Draco turned to look at her, feeling very pleased with himself. 

Hermione inhaled and exhaled through her nose, slowly. “Accio, butcher knife,”

Their sharpest knife from the block flew into her outstretched hand. This was done with wandless magic, which Hermione was quite good at, especially when she was angry.

Draco didn’t feel pleased anymore.

Accio, chopping board.” 

She shouldered past him and got to work on one of the watermelons.

“Hermione, I know. I’m sure you already know what happened today. Because you always know. Weasley and I are fine.”

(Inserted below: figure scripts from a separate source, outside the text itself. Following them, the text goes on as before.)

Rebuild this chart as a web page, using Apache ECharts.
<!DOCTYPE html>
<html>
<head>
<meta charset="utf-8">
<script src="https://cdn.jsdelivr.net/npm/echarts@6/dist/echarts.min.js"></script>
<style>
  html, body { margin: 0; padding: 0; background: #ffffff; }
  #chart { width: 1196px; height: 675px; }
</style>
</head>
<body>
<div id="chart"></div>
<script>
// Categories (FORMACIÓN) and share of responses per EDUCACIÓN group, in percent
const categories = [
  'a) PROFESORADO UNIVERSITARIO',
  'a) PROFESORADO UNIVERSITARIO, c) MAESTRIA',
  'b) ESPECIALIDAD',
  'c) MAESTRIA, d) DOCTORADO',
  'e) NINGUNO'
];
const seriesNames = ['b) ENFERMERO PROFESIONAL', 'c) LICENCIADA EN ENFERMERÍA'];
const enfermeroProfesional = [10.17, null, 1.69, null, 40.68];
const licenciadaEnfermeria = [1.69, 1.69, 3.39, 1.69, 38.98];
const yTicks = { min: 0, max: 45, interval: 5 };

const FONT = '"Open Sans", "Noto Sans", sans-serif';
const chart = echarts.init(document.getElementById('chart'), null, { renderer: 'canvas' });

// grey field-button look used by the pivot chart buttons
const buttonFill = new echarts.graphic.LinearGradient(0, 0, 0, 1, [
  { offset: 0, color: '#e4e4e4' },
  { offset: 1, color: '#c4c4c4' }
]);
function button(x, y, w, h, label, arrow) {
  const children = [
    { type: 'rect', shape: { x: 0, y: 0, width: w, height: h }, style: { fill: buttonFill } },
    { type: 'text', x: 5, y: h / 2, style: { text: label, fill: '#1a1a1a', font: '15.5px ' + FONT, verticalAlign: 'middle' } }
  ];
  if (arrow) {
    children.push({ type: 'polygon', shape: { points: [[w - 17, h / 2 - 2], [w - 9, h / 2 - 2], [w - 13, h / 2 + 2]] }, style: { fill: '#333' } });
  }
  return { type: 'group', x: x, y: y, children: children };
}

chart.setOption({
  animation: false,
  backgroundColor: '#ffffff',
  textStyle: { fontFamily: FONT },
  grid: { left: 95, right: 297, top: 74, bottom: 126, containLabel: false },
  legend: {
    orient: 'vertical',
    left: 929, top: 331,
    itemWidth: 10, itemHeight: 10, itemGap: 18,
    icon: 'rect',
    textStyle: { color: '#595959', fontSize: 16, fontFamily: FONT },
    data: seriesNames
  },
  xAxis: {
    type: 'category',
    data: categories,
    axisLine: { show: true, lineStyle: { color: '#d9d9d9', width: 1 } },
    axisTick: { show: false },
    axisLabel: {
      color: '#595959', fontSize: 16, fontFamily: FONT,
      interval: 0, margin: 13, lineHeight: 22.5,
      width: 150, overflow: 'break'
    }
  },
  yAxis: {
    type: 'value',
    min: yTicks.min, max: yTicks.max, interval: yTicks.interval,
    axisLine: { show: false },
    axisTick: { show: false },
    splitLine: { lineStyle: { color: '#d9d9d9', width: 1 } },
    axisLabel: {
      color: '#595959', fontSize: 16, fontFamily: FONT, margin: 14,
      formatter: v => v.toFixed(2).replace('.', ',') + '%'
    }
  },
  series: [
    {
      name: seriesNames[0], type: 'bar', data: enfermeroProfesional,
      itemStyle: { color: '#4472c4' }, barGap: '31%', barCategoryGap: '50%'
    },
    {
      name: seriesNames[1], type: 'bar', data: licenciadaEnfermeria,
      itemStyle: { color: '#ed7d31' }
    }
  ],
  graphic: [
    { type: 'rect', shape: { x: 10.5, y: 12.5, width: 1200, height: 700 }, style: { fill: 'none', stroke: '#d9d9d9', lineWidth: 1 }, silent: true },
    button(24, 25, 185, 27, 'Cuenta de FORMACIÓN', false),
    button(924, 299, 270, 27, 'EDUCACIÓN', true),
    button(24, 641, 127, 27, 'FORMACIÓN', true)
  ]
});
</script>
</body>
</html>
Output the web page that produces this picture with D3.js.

“Mmm,” she murmured, cutting the watermelon into eighths. “People like to cut off the rind, but that’s the part I’m craving. The pale green and white you get to after the sweet part. It’s tart. I’ve always loved it. I’d eat it right to the skin.”

Hermione handed him a wedge of watermelon and then bit into her own piece. 

Watermelon juice dripped down her chin. After she swallowed the first bite, she wrapped her lips around the next bit and sucked audibly. 

Draco swallowed.

Well now, this certainly wasn’t fair. She knew it, too. Hermione was such a fucking tease.

“My parents thought it was funny. That I would work to get to what people deemed as the least appetizing part.”

She took another bite and chewed and swallowed. “We’ve put a lot of work into this relationship, Draco. I would really love it if you didn’t die. I’d love it if I didn’t have to worry about you dying.”

Draco took a bite of his watermelon. He accidentally started chewing on a seed and swallowed and choked, spitting the chewed fruit out along with the seed. Right on to the kitchen floor in between them. 

Silence. Draco flushed and regretted every moment in his life that led to this point. Except, not really.

Hermione laughed. Really hard. When she finally slowed down, an occasional giggle, she met his eyes. She took another bite of her watermelon. She was to the rind, now.

Draco cast scourgify. “I’m afraid. Being an Auror– it’s been penitence for a long time, but I know that isn’t the right reason to keep at it.”

Hermione bit into the rind and hummed happily. 

“I have a feeling you’ll have the incentive you need to stop punishing yourself and move on soon,” she said after she was finished gnawing on the rind like an animal.

She was the most beautiful thing he had ever seen.

“Do you want another piece? I can eat the fruit so you can get to the good part,” Draco said.

“No, the rest will be something to look forward to.”